When Tijana Sheffield had been twenty-five, a redheaded woman had walked into her town and walked directly up to Tijana.
She’d been talking to the whole small marketplace, but her eyes never left Tijana in her little knit-goods booth. “Cloverleaf needs craftspeople. It needs farmers. It needs workers. And in return, it has running water, electricity, and tall walls. It has security, and room to grow and change.”
Most of the tiny town of Warm River didn’t want room to grow or to change. They liked their nice, secure place with few bandits and no fairies.
Tijana had left, and Amos the baker’s son. They’d been scolded, fussed at, complained at, and warned, but both of them knew it was better if they left. A town and tight and small as Warm River, strangeness wasn’t wanted or needed. It was better for everyone if they left.
Now Tijana was thirty-five, married, with three children and a thriving business. She’d married an inventor (or, as he called himself, a re-inventor) who had a knack for reading old stories and figuring out a way to duplicate what the ancients had had before the war, for taking old mechanisms and making them go again.

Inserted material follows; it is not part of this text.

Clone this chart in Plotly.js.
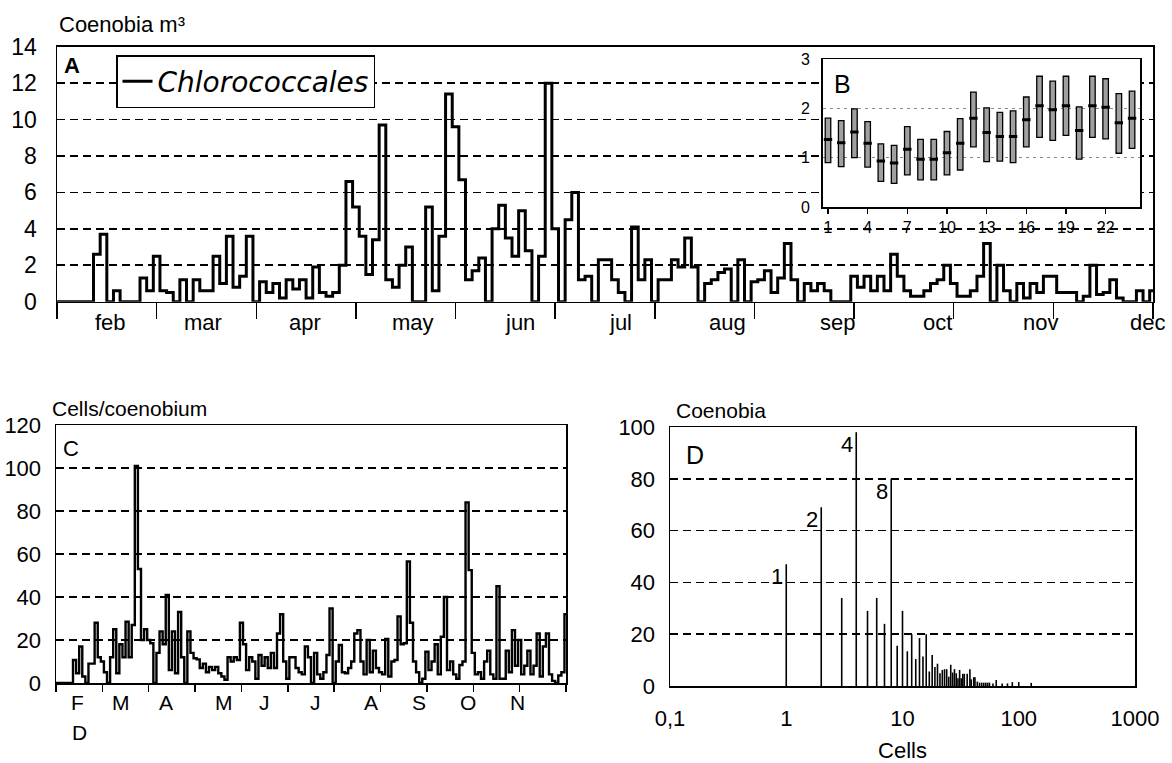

And she’d gone from a small business knitting for Warm River to a thriving shop. The red-haired woman, the Mayor of Cloverleaf, liked sweaters, and thus much of Cloverleaf liked sweaters. She had two apprentices working the knitting machines that her husband had rigged up, and she kept her own hands busy with increasingly complicated patterns on the hems, necklines, and cuffs. She was growing, improving. And you couldn’t walk down Main Street without seeing a couple of her sweaters and a couple more copies.
And now the Mayor wanted to buy two of her sweaters. Tijana picked up her wool and started knitting. She had a couple new ideas, and if anyone would appreciate the innovation, it was going to be the Mayor.